Hmmm, sounds like an "Exhaust crossover cutout" should be entered in the Produce suggestion area of this site. :rolleyes: Right next to the new and improved "hair splitter"! :D

Maybe something to the RamIV/HO intake with separate exhaust crossover? I blocked the x-over on my car when changing from T1 to iron intake. I was surprised that there doesn't seem to be a big gain on the bottom end but noticeable loss on the top end (still have a lot of carb tuning to do which could have a large effect due to the less open plenum). Next step would be 180 degree headers, but good luck stuffing them under a t/a.

The first thing you need to make a distinction about is whether you just put a sheet of tin to block off the heat riser, or actually make a pour and shape the exhaust ports. I just cannot see how streamlining the exhaust port would hurt power output at any part of the RPM range.

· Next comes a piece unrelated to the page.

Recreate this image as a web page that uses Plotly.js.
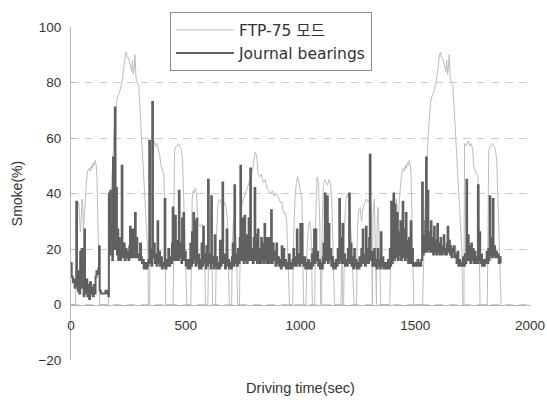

The 4/6 and 3/5 exhaust ports are a disaster with the gigantic holes allowing all four cylinder exhaust ports to cross talk to each other. We just pulled down my friends 455 that suffered a cracked cylinder wall in #4 cylinder. All four cylinders (3,4,5,6) showed the steam cleaning effect of the introduced water in only #4. Now if they they share gulping the water mixture out of #4 exhaust, then there is WAY too much activity going on in the crossover system. Cylinders 1,2,7,8 did not show any signs of steam cleaning so I'm pretty sure it was caused by the blended crossover system.